Eva Longoria warns abortion bans are danger to women
Published : 18 May 2019, 17:34
Actress Eva Longoria said restrictive abortion laws passed in Alabama and Missouri are a threat to women, with stars set to protest against the bans on the Cannes red carpet Saturday.
"What's happening in Alabama is so important in the world," the "Desperate Housewives" star said, referring to the US state which has banned terminations even in the case of rape or incest.
"It's going to affect everybody if we don't pay attention," she said.
Longoria warned of a "domino effect" with a dozen other Republican-controlled US states seeking to restrict the rights of women to abortion.
The Latina actress produced the Netflix documentary "Reversing Roe" last year which showed how pro-life groups are mounting a major push to overturn the landmark US Supreme Court decision that legalised abortion in 1973.
Her comments come as a group of female stars led by Charlotte Gainsbourg, Spanish actress Rossi de Palma and French director Claire Denis are set to stage a protest for abortion rights on the Cannes red carpet.
The gathering was originally meant to support the Argentinian documentary, "Let It Be Law", which is premiering Saturday in the festival's official selection.
It tells the story of the struggle for women's rights in the huge, largely Catholic Latin American country, which has become bitterly divided over abortion.
Red carpet protest
Months of protests to decriminalise abortion in Pope Francis' homeland culminated in a make-or-break Senate vote in February.

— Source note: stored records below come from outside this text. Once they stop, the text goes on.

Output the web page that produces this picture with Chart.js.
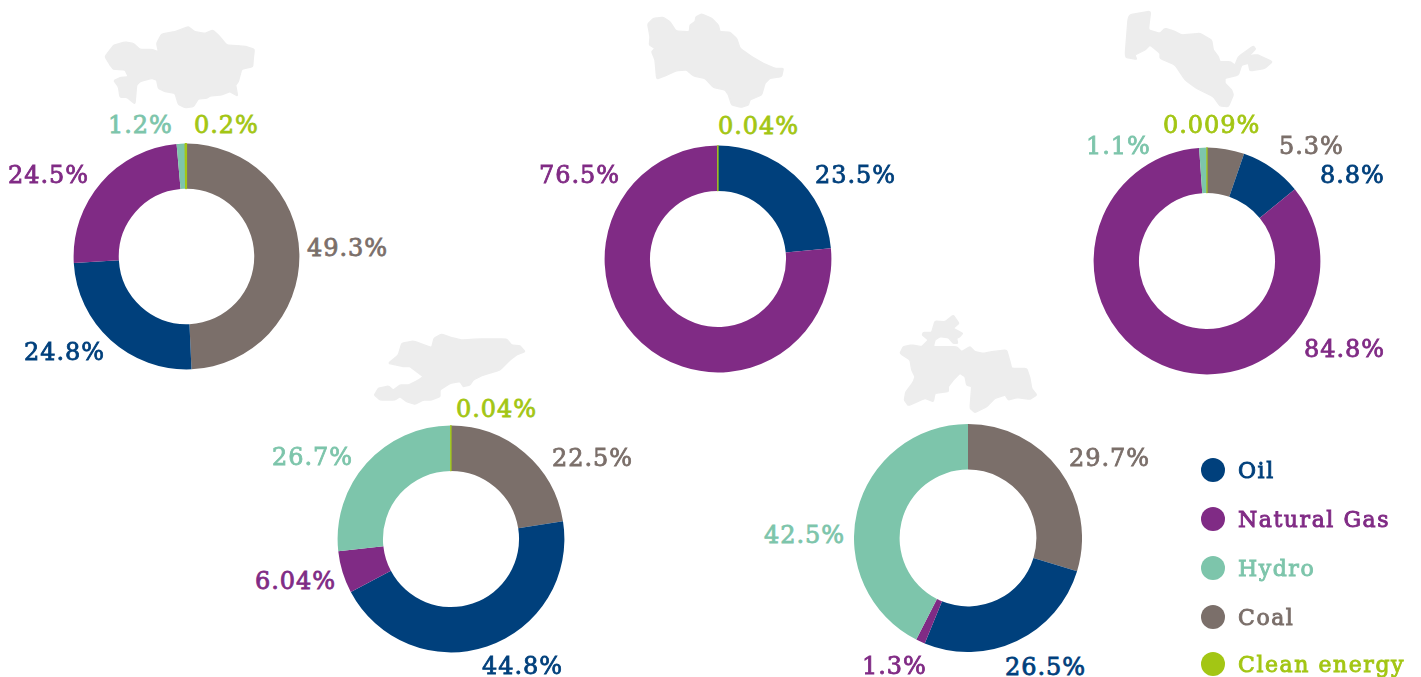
<!DOCTYPE html>
<html><head><meta charset="utf-8">
<script src="https://cdn.jsdelivr.net/npm/chart.js@4"></script>
<style>
html,body{margin:0;padding:0;background:#fff;overflow:hidden}
#stage{position:relative;width:1421px;height:677px;overflow:hidden}
canvas{position:absolute}
svg{position:absolute;left:0;top:0}
.t{position:absolute;white-space:nowrap;font-family:"DejaVu Serif",serif;font-size:24px;line-height:30px;letter-spacing:.95px;-webkit-text-stroke:.8px currentColor}
.l{font-size:22px;letter-spacing:1.55px;-webkit-text-stroke:.9px currentColor}
.d{position:absolute;width:24px;height:24px;border-radius:50%}
</style></head><body><div id="stage"></div>
<script>
// ---- data ----
const categories = ["Coal","Oil","Natural Gas","Hydro","Clean energy"];
const legendOrder = ["Oil","Natural Gas","Hydro","Coal","Clean energy"];
const kazakhstan   = [49.3,24.8,24.5,1.2,0.2];
const turkmenistan = [0,23.5,76.5,0,0.04];
const uzbekistan   = [5.3,8.8,84.8,1.1,0.009];
const kyrgyzstan   = [22.5,44.8,6.04,26.7,0.04];
const tajikistan   = [29.7,26.5,1.3,42.5,0];
const kazakhstanLabels   = ["49.3%","24.8%","24.5%","1.2%","0.2%"];
const turkmenistanLabels = ["","23.5%","76.5%","","0.04%"];
const uzbekistanLabels   = ["5.3%","8.8%","84.8%","1.1%","0.009%"];
const kyrgyzstanLabels   = ["22.5%","44.8%","6.04%","26.7%","0.04%"];
const tajikistanLabels   = ["29.7%","26.5%","1.3%","42.5%",""];

// ---- styles & layout ----
const colors = {"Oil":"#00407c","Natural Gas":"#802b85","Hydro":"#7dc5ab","Coal":"#7b6f6a","Clean energy":"#a3c614"};
const panels = [
 {v:kazakhstan,  t:kazakhstanLabels,  cx:186.5,cy:256.5,R:113.5,pos:[[307,248],[24,352],[8,175],[108,125],[194,125]]},
 {v:turkmenistan,t:turkmenistanLabels,cx:717.5,cy:258.5,R:114,pos:[null,[815,175],[539,175],null,[718,126]]},
 {v:uzbekistan,  t:uzbekistanLabels,  cx:1206.5,cy:261,R:114,pos:[[1279,146],[1320,175],[1304,349],[1086,146],[1163,125]]},
 {v:kyrgyzstan,  t:kyrgyzstanLabels,  cx:450.5,cy:539,R:114,pos:[[552,458],[482,666],[255,581],[272,457],[456,409]]},
 {v:tajikistan,  t:tajikistanLabels,  cx:968,cy:538,R:114,pos:[[1069,458],[1005,667],[862,666],[764,535],null]}
];
const shapes = [
 [90,10,"45,140 60,120 72,105 105,96 130,100 150,118 185,118 205,125 200,100 215,72 255,65 295,50 315,65 345,70 368,60 385,75 410,105 445,107 470,110 493,118 490,145 488,170 455,178 445,215 437,225 443,258 420,245 395,255 360,258 350,265 325,267 310,290 285,293 265,283 255,250 225,245 205,235 200,210 185,205 150,215 140,225 135,282 110,262 90,262 85,230 72,212 90,203 115,200 105,180 70,178 60,165"],
 [630,0,"53,72 70,55 100,52 120,65 138,93 178,95 180,75 195,65 198,50 215,42 245,55 265,75 270,95 300,97 320,115 330,145 365,170 400,190 435,205 460,205 455,230 420,235 405,250 395,285 360,300 355,315 335,322 305,315 295,285 285,270 250,262 225,235 190,228 170,210 140,212 105,228 80,237 75,180 65,155 75,145 58,135 60,110"],
 [1110,0,"55,45 122,33 115,90 150,100 165,85 190,92 215,105 270,100 305,120 310,150 325,170 330,185 360,185 375,195 385,170 430,138 437,147 415,170 430,165 445,165 487,185 465,205 420,213 415,190 395,195 385,225 345,235 345,250 365,270 370,285 355,320 330,318 310,290 260,265 225,240 195,195 150,175 150,160 120,135 105,150 75,165 80,178 45,172"],
 [360,325,"85,115 115,90 125,55 160,48 215,68 222,40 245,27 275,38 305,45 350,42 440,42 455,60 480,62 495,80 470,90 450,105 420,135 370,150 340,165 330,180 310,185 300,170 270,175 240,195 240,215 215,225 190,225 165,238 140,230 120,215 105,225 60,225 43,210 55,190 85,183 100,195 120,180 145,180 175,165 190,155 150,125 130,125"],
 [885,305,"45,145 55,125 80,120 110,125 130,105 112,90 115,82 140,82 150,48 180,50 205,30 222,55 205,70 233,85 225,95 215,100 218,115 205,115 190,98 165,95 150,105 145,125 215,125 230,140 255,125 270,140 295,145 320,140 365,135 375,170 380,190 425,190 435,220 440,250 455,270 435,283 395,278 370,285 360,270 330,280 305,305 270,323 255,310 260,245 245,240 240,215 225,205 205,225 190,245 190,260 150,265 145,290 120,280 70,302 58,285 62,262 85,230 90,215 80,195 75,165"]
];
const legendY = [470,519,568,617,664];

const stage = document.getElementById('stage');
// country silhouettes (decoration), corners softened
const NS='http://www.w3.org/2000/svg';
const svg=document.createElementNS(NS,'svg');svg.setAttribute('width',1421);svg.setAttribute('height',677);
function smooth(str){const p=str.split(' ').map(s=>s.split(',').map(Number));const n=p.length;
 const mid=(a,b,t)=>[a[0]+(b[0]-a[0])*t,a[1]+(b[1]-a[1])*t];
 let d='';for(let i=0;i<n;i++){const a=p[i],b=p[(i+1)%n],m1=mid(a,b,.15),m2=mid(a,b,.85),c=p[(i+2)%n],m3=mid(b,c,.15);
  d+=(i?'L':'M')+m1.join(' ')+'L'+m2.join(' ')+'Q'+b.join(' ')+' '+m3.join(' ');}
 return d+'Z';}
shapes.forEach(([x,y,p])=>{const e=document.createElementNS(NS,'path');e.setAttribute('d',smooth(p));
 e.setAttribute('transform',`translate(${x} ${y}) scale(${1/3})`);e.setAttribute('fill','#ededed');e.setAttribute('stroke','#ededed');e.setAttribute('stroke-width','4');e.setAttribute('stroke-linejoin','round');svg.appendChild(e);});
stage.appendChild(svg);

function addText(str,x,yc,color,cls){const s=document.createElement('div');s.className='t '+(cls||'');s.textContent=str;s.style.left=x+'px';s.style.top=(yc-15)+'px';s.style.color=color;stage.appendChild(s);}

panels.forEach(p=>{
 const c=document.createElement('canvas');c.width=c.height=2*p.R;
 c.style.left=(p.cx-p.R)+'px';c.style.top=(p.cy-p.R)+'px';c.style.width=c.style.height=2*p.R+'px';stage.appendChild(c);
 new Chart(c,{type:'doughnut',data:{labels:categories,datasets:[{data:p.v,
   backgroundColor:categories.map(n=>colors[n]),
   borderColor:categories.map(n=>colors[n]),
   borderWidth:ctx=>(ctx.dataIndex===4&&ctx.raw>0)?1.2:0}]},
  options:{responsive:false,animation:false,cutout:'60%',events:[],layout:{padding:0},plugins:{legend:{display:false},tooltip:{enabled:false}}}});
 p.t.forEach((s,i)=>{if(s&&p.pos[i])addText(s,p.pos[i][0],p.pos[i][1],colors[categories[i]]);});
});
legendOrder.forEach((n,i)=>{
 const d=document.createElement('div');d.className='d';d.style.left='1201px';d.style.top=(legendY[i]-12)+'px';d.style.background=colors[n];stage.appendChild(d);
 addText(n,1238,legendY[i]+1,colors[n],'l');
});
</script></body></html>
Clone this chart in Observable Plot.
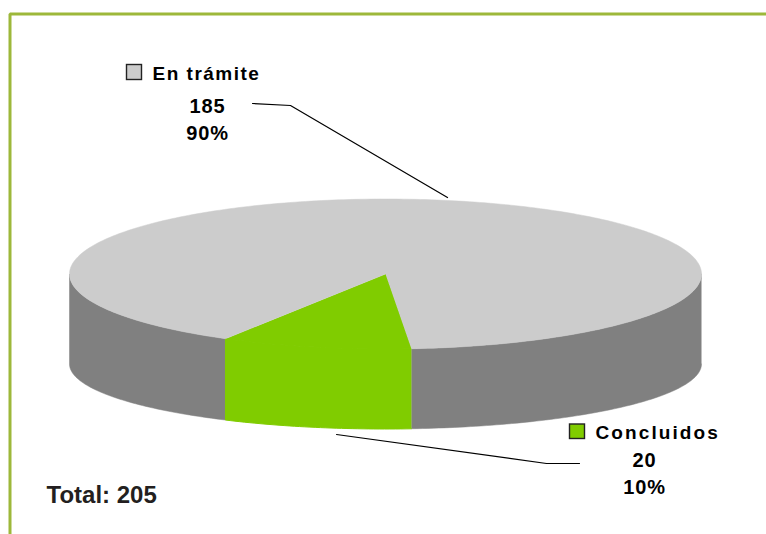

But the eighth attempt to pass a freedom-to-choose law failed at the final hurdle when it was voted down by 38 votes to 31 in the Senate.
The decision led to thousands demonstrating on the streets of the capital Buenos Aires.
"That night (of the vote) I nearly died from the cold, from the rain, I almost broke my camera," the documentary's director Juan Solanas told AFP.
"I felt anger and indignation," said the director, son of the celebrated filmmaker Fernando "Pino" Solanas, a winner at Cannes for his 1988 film "Sur".
"I grew up in an atheist family (and) I respect people's beliefs, but it is medieval and violent to impose them on people who don't think the same," he added.
He and pro-choice Argentinian activists plan to recreate a "green wave" of women in green handkerchiefs, the symbol of Argentina's pro-abortion movement on the red carpet.
Solanas said restrictions, like those passed in Alabama and Missouri, will lead to women's deaths.
"In Argentina, one woman dies every week following an illegal abortion more than one a day in Latin America, where 300 million women live without the right to end their pregnancies."
Longoria, one of the founders of the Time's Up movement, which is pushing for gender equality and women's rights, told a Kering Women in Motion talk at Cannes Friday that it is likely to get involved in the 2020 US presidential election.
"We're trying to figure out what is Time's Up's role in these elections, and how can we have an impact," she added.
Despite the momentum that the movement picked up in Hollywood after #MeToo, she said in the workplace generally "the statistics are going the wrong way. We're not improving."